_Data shown:_
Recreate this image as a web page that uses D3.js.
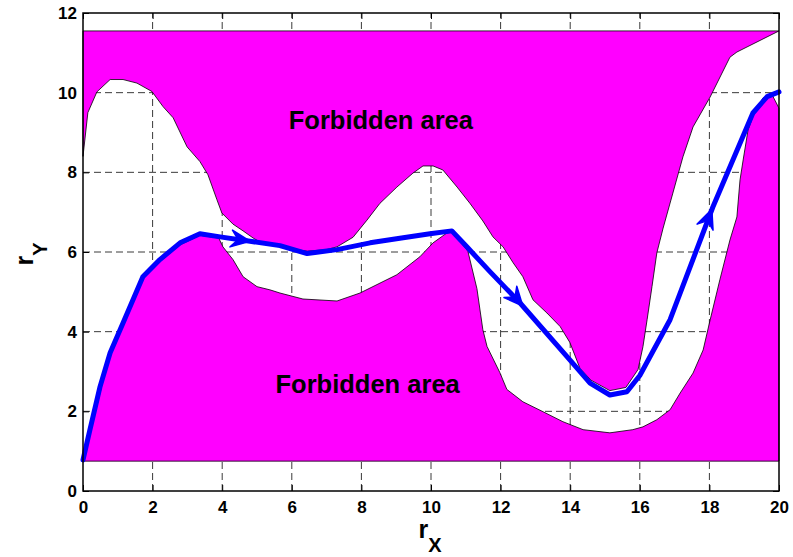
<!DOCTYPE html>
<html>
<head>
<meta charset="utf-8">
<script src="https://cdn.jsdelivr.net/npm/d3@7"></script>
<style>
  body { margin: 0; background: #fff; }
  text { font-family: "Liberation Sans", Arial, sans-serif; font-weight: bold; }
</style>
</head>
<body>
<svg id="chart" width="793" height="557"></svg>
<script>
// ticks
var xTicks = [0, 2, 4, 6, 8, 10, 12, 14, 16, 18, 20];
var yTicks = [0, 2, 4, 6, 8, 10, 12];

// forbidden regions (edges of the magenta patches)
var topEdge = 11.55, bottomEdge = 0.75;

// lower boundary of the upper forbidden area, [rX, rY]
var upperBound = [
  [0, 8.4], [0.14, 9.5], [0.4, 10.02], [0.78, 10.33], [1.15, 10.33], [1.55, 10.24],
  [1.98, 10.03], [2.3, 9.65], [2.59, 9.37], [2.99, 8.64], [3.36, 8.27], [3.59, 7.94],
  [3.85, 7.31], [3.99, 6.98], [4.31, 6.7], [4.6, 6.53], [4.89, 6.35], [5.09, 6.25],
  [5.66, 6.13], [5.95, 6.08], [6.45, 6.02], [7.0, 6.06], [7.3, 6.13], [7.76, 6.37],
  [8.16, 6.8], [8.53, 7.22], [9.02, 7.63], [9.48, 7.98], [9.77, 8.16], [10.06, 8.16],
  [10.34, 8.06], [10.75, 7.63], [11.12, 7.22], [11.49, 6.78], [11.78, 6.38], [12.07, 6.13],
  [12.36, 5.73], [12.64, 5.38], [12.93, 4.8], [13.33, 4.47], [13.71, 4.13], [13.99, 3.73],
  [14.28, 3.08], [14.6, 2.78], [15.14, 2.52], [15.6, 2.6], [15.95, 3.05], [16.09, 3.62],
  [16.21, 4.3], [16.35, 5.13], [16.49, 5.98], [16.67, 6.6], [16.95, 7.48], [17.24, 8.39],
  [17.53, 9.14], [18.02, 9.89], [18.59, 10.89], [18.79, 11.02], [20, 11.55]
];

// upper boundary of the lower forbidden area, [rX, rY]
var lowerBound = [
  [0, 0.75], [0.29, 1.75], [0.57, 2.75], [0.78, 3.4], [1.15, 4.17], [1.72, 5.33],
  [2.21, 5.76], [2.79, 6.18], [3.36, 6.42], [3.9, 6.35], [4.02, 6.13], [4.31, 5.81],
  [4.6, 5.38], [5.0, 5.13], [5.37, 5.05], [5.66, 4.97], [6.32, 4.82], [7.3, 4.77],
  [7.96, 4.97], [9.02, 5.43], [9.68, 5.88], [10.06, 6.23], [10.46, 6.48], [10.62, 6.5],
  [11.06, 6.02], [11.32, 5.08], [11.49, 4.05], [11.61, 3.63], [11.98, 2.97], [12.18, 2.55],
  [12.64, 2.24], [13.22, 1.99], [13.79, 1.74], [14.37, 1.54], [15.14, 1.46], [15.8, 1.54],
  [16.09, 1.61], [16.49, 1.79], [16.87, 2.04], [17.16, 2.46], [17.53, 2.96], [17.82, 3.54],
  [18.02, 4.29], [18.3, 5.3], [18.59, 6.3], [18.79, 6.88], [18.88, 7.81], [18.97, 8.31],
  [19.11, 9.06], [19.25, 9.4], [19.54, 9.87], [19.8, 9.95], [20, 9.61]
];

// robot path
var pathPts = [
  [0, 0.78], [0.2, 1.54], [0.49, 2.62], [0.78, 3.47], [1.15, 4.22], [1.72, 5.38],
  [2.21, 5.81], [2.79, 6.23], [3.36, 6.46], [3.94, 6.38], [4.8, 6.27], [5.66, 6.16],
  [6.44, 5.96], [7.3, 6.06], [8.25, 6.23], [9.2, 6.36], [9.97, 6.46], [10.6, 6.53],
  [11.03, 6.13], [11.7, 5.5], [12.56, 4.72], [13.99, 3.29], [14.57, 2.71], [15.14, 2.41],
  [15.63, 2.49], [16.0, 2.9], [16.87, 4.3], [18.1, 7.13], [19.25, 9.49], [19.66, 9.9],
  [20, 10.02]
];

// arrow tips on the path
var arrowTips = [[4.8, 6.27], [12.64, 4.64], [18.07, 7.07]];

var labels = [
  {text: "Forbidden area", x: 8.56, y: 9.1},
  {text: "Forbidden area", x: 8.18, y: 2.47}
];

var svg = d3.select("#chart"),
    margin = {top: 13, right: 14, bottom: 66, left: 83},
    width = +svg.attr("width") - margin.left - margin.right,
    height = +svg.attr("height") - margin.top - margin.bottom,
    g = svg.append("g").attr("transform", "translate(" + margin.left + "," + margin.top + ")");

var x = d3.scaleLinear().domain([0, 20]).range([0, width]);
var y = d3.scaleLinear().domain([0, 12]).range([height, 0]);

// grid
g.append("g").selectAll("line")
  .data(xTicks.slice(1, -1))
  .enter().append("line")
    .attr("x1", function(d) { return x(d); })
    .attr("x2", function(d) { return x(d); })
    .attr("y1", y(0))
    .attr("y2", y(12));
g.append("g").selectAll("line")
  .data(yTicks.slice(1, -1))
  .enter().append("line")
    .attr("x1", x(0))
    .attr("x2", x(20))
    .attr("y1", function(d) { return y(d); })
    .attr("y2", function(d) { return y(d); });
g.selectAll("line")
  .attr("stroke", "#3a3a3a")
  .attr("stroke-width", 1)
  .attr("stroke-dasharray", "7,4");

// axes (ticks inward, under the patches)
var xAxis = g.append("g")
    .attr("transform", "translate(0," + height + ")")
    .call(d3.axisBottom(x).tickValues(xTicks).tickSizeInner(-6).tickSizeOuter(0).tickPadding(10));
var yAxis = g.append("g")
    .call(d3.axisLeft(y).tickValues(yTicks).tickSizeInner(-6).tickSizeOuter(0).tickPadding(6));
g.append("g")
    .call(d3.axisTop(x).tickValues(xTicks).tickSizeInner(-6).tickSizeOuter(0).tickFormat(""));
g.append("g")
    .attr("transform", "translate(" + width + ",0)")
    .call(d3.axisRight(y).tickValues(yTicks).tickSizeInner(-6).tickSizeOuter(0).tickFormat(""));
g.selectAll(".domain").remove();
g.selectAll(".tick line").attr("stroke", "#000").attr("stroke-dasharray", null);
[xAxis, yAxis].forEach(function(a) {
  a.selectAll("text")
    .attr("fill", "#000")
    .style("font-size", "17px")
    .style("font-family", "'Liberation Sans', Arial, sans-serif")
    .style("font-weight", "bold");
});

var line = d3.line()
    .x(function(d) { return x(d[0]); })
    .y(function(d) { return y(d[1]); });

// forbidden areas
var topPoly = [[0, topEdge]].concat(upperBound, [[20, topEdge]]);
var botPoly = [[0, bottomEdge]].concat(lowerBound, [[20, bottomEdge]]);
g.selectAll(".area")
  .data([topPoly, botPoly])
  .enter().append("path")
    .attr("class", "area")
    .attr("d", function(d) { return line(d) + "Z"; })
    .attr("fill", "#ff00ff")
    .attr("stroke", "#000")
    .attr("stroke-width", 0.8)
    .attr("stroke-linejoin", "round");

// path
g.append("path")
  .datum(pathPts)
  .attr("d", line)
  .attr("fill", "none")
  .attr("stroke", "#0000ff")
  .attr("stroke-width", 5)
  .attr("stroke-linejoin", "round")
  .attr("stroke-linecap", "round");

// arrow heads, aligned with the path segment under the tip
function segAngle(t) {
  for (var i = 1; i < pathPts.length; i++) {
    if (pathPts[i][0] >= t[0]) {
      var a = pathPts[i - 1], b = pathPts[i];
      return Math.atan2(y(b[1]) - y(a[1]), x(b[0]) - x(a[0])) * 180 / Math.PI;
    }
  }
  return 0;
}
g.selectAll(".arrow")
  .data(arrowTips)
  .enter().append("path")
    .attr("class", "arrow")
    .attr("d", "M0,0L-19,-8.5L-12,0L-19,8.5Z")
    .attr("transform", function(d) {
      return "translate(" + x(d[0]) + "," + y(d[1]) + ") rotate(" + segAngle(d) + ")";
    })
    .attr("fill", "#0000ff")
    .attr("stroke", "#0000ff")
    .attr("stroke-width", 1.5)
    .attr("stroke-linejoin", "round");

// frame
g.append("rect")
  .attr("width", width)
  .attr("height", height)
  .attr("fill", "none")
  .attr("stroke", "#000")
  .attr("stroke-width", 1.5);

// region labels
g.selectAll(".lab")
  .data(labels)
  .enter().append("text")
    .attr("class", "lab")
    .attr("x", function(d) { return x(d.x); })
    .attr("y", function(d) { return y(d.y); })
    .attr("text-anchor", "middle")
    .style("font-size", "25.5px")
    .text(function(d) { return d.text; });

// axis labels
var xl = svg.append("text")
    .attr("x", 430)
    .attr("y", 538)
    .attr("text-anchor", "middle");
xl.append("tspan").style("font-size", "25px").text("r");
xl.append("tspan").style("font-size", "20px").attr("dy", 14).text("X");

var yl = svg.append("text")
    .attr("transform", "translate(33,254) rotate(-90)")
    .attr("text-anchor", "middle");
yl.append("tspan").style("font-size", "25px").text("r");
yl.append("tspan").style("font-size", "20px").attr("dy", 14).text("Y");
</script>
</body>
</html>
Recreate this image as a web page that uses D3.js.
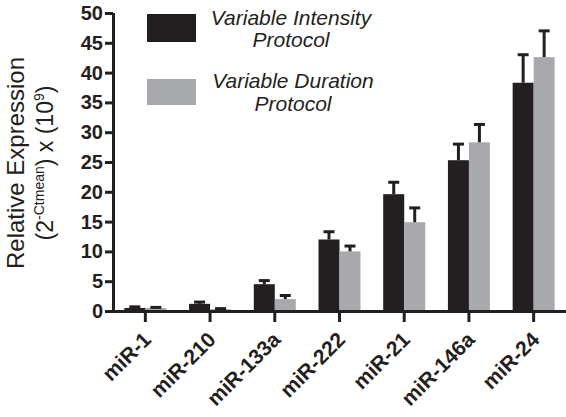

_Requirement:_ Repeat only the lines between the start of the data and the line with "var yTicks = [0, 2, 4, 6, 8, 10, 12];", including those two lines, and skip the pictures.

_Output for this task:_
Recreate this image as a web page that uses D3.js.
<!DOCTYPE html>
<html>
<head>
<meta charset="utf-8">
<script src="https://cdn.jsdelivr.net/npm/d3@7"></script>
<style>
  body { margin: 0; background: #fff; }
  text { font-family: "Liberation Sans", Arial, sans-serif; font-weight: bold; }
</style>
</head>
<body>
<svg id="chart" width="793" height="557"></svg>
<script>
// ticks
var xTicks = [0, 2, 4, 6, 8, 10, 12, 14, 16, 18, 20];
var yTicks = [0, 2, 4, 6, 8, 10, 12];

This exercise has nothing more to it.